▸ **Task prompt**: Starting at the first line of the listing below, repeat each line exactly until the line containing "(0,0) rectangle (1258,1020);", which you include. Leave out pictures.
-------- Data excerpt
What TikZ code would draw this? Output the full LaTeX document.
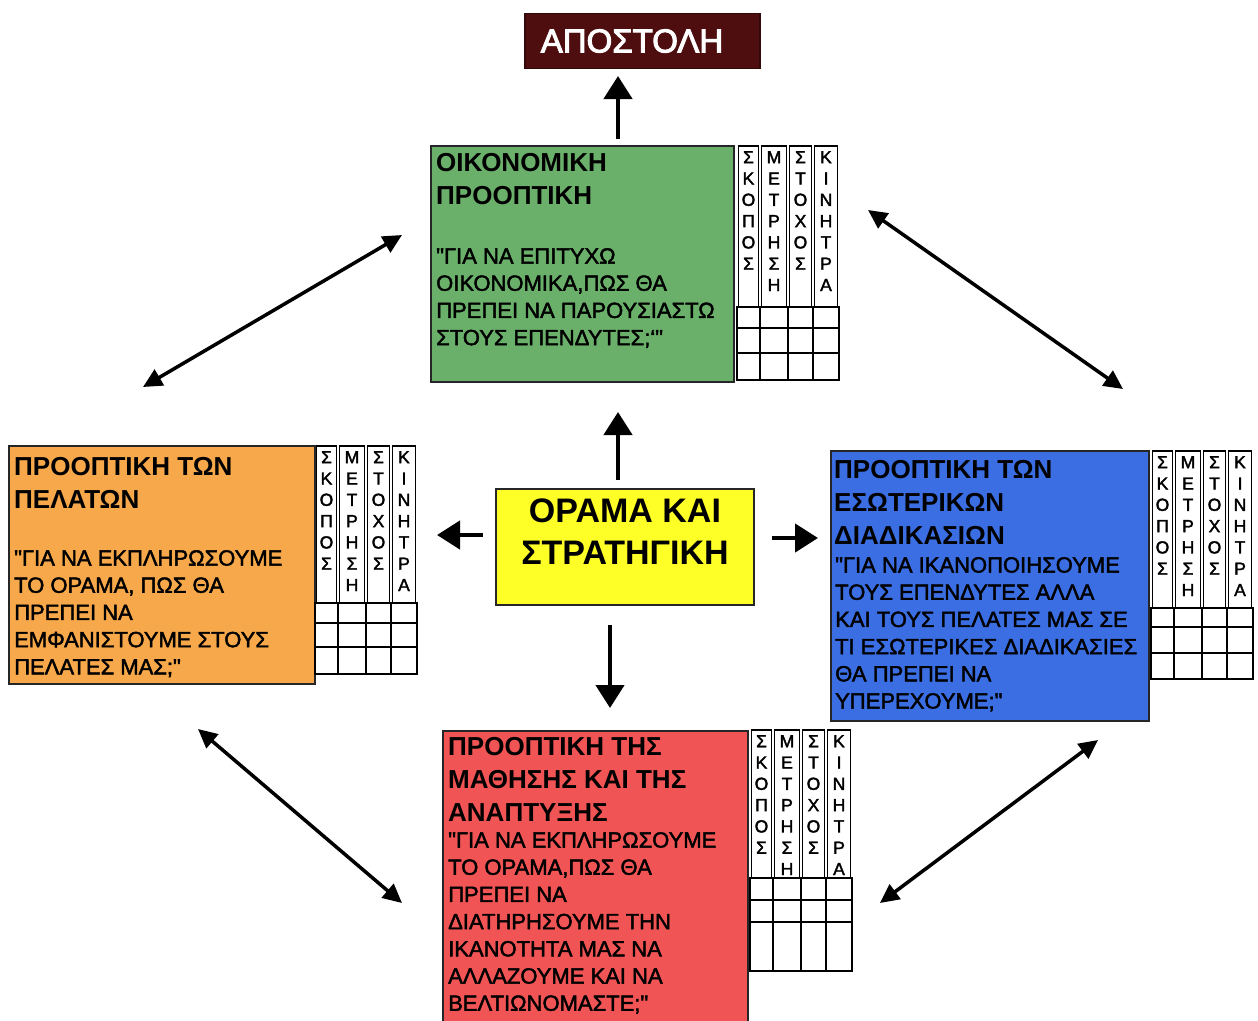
\documentclass[tikz,border=0pt]{standalone}
\usepackage{fontspec}
\setmainfont{Liberation Sans}[Ligatures=TeXOff]
\newfontface\medface{Liberation Sans}[Ligatures=TeXOff, FakeBold=2]
\newfontface\heavyface{Liberation Sans}[Ligatures=TeXOff, FakeBold=3]
\usetikzlibrary{arrows.meta}

\definecolor{finfill}{RGB}{106,176,106}
\definecolor{custfill}{RGB}{246,168,74}
\definecolor{procfill}{RGB}{58,110,226}
\definecolor{learnfill}{RGB}{240,84,84}
\definecolor{visfill}{RGB}{255,255,40}
\definecolor{missfill}{RGB}{78,14,16}
\definecolor{missedge}{RGB}{50,8,8}

\tikzset{
  panel/.style={draw=black!85, line width=1.7pt, anchor=north west, inner sep=0pt},
  ttl/.style={anchor=north west, inner sep=0pt, align=left,
    font=\fontsize{26}{33}\selectfont\bfseries},
  bdy/.style={anchor=north west, inner sep=0pt, align=left,
    font=\fontsize{22}{27.2}\selectfont\medface},
  vlabel/.style={anchor=north, inner sep=0pt, align=center,
    font=\fontsize{17.5}{21.3}\selectfont\medface},
  gridline/.style={line width=1.1pt, draw=black},
  bigarrow/.style={line width=4.5pt, -{Triangle[length=23pt,width=28pt]}},
  dblarrow/.style={line width=3.5pt,
    {Triangle[length=19pt,width=18pt]}-{Triangle[length=19pt,width=18pt]}},
}

% measures table beside each perspective:
% #1 name prefix, #2 left x, #3 top y, #4 bottom of the label strips,
% #5 and #6 inner row lines, #7 bottom y
\newcommand{\kpigrid}[7]{%
  \draw[gridline] (#2,#4) rectangle ({#2+102},#7);
  \draw[gridline] (#2,#5) -- ({#2+102},#5) (#2,#6) -- ({#2+102},#6);
  \foreach \c in {23,51,76} \draw[gridline] ({#2+\c},#4) -- ({#2+\c},#7);
  \draw[gridline] ({#2+1.5},#3) rectangle ({#2+21.5},#4);
  \draw[gridline] ({#2+24.5},#3) rectangle ({#2+49.5},#4);
  \draw[gridline] ({#2+52.5},#3) rectangle ({#2+74.5},#4);
  \draw[gridline] ({#2+77.5},#3) rectangle ({#2+100.5},#4);
  \node[vlabel] (#1-aim)    at ({#2+11.5},{#3+5}) {Σ\\Κ\\Ο\\Π\\Ο\\Σ};
  \node[vlabel] (#1-meas)   at ({#2+37},{#3+5})   {Μ\\Ε\\Τ\\Ρ\\Η\\Σ\\Η};
  \node[vlabel] (#1-target) at ({#2+63.5},{#3+5}) {Σ\\Τ\\Ο\\Χ\\Ο\\Σ};
  \node[vlabel] (#1-incent) at ({#2+89},{#3+5})   {Κ\\Ι\\Ν\\Η\\Τ\\Ρ\\Α};
}

\begin{document}
\begin{tikzpicture}[x=1pt,y=-1pt]
\useasboundingbox[fill=white] (0,0) rectangle (1258,1020);

% mission
\node[draw=missedge, line width=1.5pt, fill=missfill, minimum width=235pt,
  minimum height=55pt, inner sep=0pt] (mission) at (642.5,41) {};
\node[inner sep=0pt, text=white, font=\fontsize{33}{38}\selectfont\heavyface]
  (mission-text) at (632,41) {ΑΠΟΣΤΟΛΗ};

% financial perspective
\node[panel, fill=finfill, minimum width=303pt, minimum height=236pt] (fin) at (430,145) {};
\node[ttl] (fin-title) at (436,153) {ΟΙΚΟΝΟΜΙΚΗ\\ΠΡΟΟΠΤΙΚΗ};
\node[bdy] (fin-body) at (436,248) {"ΓΙΑ ΝΑ ΕΠΙΤΥΧΩ\\ΟΙΚΟΝΟΜΙΚΑ,ΠΩΣ ΘΑ\\ΠΡΕΠΕΙ ΝΑ ΠΑΡΟΥΣΙΑΣΤΩ\\ΣΤΟΥΣ ΕΠΕΝΔΥΤΕΣ;‘"};
\kpigrid{fin}{737}{146}{307}{328}{353}{380}

% customer perspective
\node[panel, fill=custfill, minimum width=306pt, minimum height=238pt] (cust) at (8,445) {};
\node[ttl] (cust-title) at (14,457) {ΠΡΟΟΠΤΙΚΗ ΤΩΝ\\ΠΕΛΑΤΩΝ};
\node[bdy] (cust-body) at (14,550) {"ΓΙΑ ΝΑ ΕΚΠΛΗΡΩΣΟΥΜΕ\\ΤΟ ΟΡΑΜΑ, ΠΩΣ ΘΑ\\ΠΡΕΠΕΙ ΝΑ\\ΕΜΦΑΝΙΣΤΟΥΜΕ ΣΤΟΥΣ\\ΠΕΛΑΤΕΣ ΜΑΣ;"};
\kpigrid{cust}{315}{446}{603}{623}{647}{674}

% internal process perspective
\node[panel, fill=procfill, minimum width=318pt, minimum height=270pt] (proc) at (830,450) {};
\node[ttl] (proc-title) at (834,460) {ΠΡΟΟΠΤΙΚΗ ΤΩΝ\\ΕΣΩΤΕΡΙΚΩΝ\\ΔΙΑΔΙΚΑΣΙΩΝ};
\node[bdy] (proc-body) at (835,557) {"ΓΙΑ ΝΑ ΙΚΑΝΟΠΟΙΗΣΟΥΜΕ\\ΤΟΥΣ ΕΠΕΝΔΥΤΕΣ ΑΛΛΑ\\ΚΑΙ ΤΟΥΣ ΠΕΛΑΤΕΣ ΜΑΣ ΣΕ\\ΤΙ ΕΣΩΤΕΡΙΚΕΣ ΔΙΑΔΙΚΑΣΙΕΣ\\ΘΑ ΠΡΕΠΕΙ ΝΑ\\ΥΠΕΡΕΧΟΥΜΕ;"};
\kpigrid{proc}{1151}{451}{608}{627}{653}{679}

% learning and growth perspective
\node[panel, fill=learnfill, minimum width=305pt, minimum height=310pt] (learn) at (442,730) {};
\node[ttl] (learn-title) at (448,737) {ΠΡΟΟΠΤΙΚΗ ΤΗΣ\\ΜΑΘΗΣΗΣ ΚΑΙ ΤΗΣ\\ΑΝΑΠΤΥΞΗΣ};
\node[bdy] (learn-body) at (448,832) {"ΓΙΑ ΝΑ ΕΚΠΛΗΡΩΣΟΥΜΕ\\ΤΟ ΟΡΑΜΑ,ΠΩΣ ΘΑ\\ΠΡΕΠΕΙ ΝΑ\\ΔΙΑΤΗΡΗΣΟΥΜΕ ΤΗΝ\\ΙΚΑΝΟΤΗΤΑ ΜΑΣ ΝΑ\\ΑΛΛΑΖΟΥΜΕ ΚΑΙ ΝΑ\\ΒΕΛΤΙΩΝΟΜΑΣΤΕ;"};
\kpigrid{learn}{750}{730}{878}{900}{922}{971}

% vision and strategy
\node[panel, fill=visfill, minimum width=258pt, minimum height=116pt] (vision) at (495,488) {};
\node[anchor=north, inner sep=0pt, align=center,
  font=\fontsize{34}{42}\selectfont\bfseries] (vision-text) at (625,499) {ΟΡΑΜΑ ΚΑΙ\\ΣΤΡΑΤΗΓΙΚΗ};

% arrow ends
\coordinate (fin-up-a) at (618,139);   \coordinate (fin-up-b) at (618,76);
\coordinate (vis-up-a) at (618,480);   \coordinate (vis-up-b) at (618,412);
\coordinate (vis-lt-a) at (483,535);   \coordinate (vis-lt-b) at (437,535);
\coordinate (vis-rt-a) at (772,538);   \coordinate (vis-rt-b) at (818,538);
\coordinate (vis-dn-a) at (610,625);   \coordinate (vis-dn-b) at (610,708);
\coordinate (tl-a) at (143,387);  \coordinate (tl-b) at (402,235);
\coordinate (tr-a) at (868,210);  \coordinate (tr-b) at (1123,389);
\coordinate (bl-a) at (198,729);  \coordinate (bl-b) at (402,903);
\coordinate (br-a) at (880,903);  \coordinate (br-b) at (1098,740);

\draw[bigarrow] (fin-up-a) -- (fin-up-b);
\draw[bigarrow] (vis-up-a) -- (vis-up-b);
\draw[bigarrow] (vis-lt-a) -- (vis-lt-b);
\draw[bigarrow] (vis-rt-a) -- (vis-rt-b);
\draw[bigarrow] (vis-dn-a) -- (vis-dn-b);

\draw[dblarrow] (tl-a) -- (tl-b);
\draw[dblarrow] (tr-a) -- (tr-b);
\draw[dblarrow] (bl-a) -- (bl-b);
\draw[dblarrow] (br-a) -- (br-b);
\end{tikzpicture}
\end{document}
----------------
▸ **Correct result**:
What TikZ code would draw this? Output the full LaTeX document.
\documentclass[tikz,border=0pt]{standalone}
\usepackage{fontspec}
\setmainfont{Liberation Sans}[Ligatures=TeXOff]
\newfontface\medface{Liberation Sans}[Ligatures=TeXOff, FakeBold=2]
\newfontface\heavyface{Liberation Sans}[Ligatures=TeXOff, FakeBold=3]
\usetikzlibrary{arrows.meta}

\definecolor{finfill}{RGB}{106,176,106}
\definecolor{custfill}{RGB}{246,168,74}
\definecolor{procfill}{RGB}{58,110,226}
\definecolor{learnfill}{RGB}{240,84,84}
\definecolor{visfill}{RGB}{255,255,40}
\definecolor{missfill}{RGB}{78,14,16}
\definecolor{missedge}{RGB}{50,8,8}

\tikzset{
  panel/.style={draw=black!85, line width=1.7pt, anchor=north west, inner sep=0pt},
  ttl/.style={anchor=north west, inner sep=0pt, align=left,
    font=\fontsize{26}{33}\selectfont\bfseries},
  bdy/.style={anchor=north west, inner sep=0pt, align=left,
    font=\fontsize{22}{27.2}\selectfont\medface},
  vlabel/.style={anchor=north, inner sep=0pt, align=center,
    font=\fontsize{17.5}{21.3}\selectfont\medface},
  gridline/.style={line width=1.1pt, draw=black},
  bigarrow/.style={line width=4.5pt, -{Triangle[length=23pt,width=28pt]}},
  dblarrow/.style={line width=3.5pt,
    {Triangle[length=19pt,width=18pt]}-{Triangle[length=19pt,width=18pt]}},
}

% measures table beside each perspective:
% #1 name prefix, #2 left x, #3 top y, #4 bottom of the label strips,
% #5 and #6 inner row lines, #7 bottom y
\newcommand{\kpigrid}[7]{%
  \draw[gridline] (#2,#4) rectangle ({#2+102},#7);
  \draw[gridline] (#2,#5) -- ({#2+102},#5) (#2,#6) -- ({#2+102},#6);
  \foreach \c in {23,51,76} \draw[gridline] ({#2+\c},#4) -- ({#2+\c},#7);
  \draw[gridline] ({#2+1.5},#3) rectangle ({#2+21.5},#4);
  \draw[gridline] ({#2+24.5},#3) rectangle ({#2+49.5},#4);
  \draw[gridline] ({#2+52.5},#3) rectangle ({#2+74.5},#4);
  \draw[gridline] ({#2+77.5},#3) rectangle ({#2+100.5},#4);
  \node[vlabel] (#1-aim)    at ({#2+11.5},{#3+5}) {Σ\\Κ\\Ο\\Π\\Ο\\Σ};
  \node[vlabel] (#1-meas)   at ({#2+37},{#3+5})   {Μ\\Ε\\Τ\\Ρ\\Η\\Σ\\Η};
  \node[vlabel] (#1-target) at ({#2+63.5},{#3+5}) {Σ\\Τ\\Ο\\Χ\\Ο\\Σ};
  \node[vlabel] (#1-incent) at ({#2+89},{#3+5})   {Κ\\Ι\\Ν\\Η\\Τ\\Ρ\\Α};
}

\begin{document}
\begin{tikzpicture}[x=1pt,y=-1pt]
\useasboundingbox[fill=white] (0,0) rectangle (1258,1020);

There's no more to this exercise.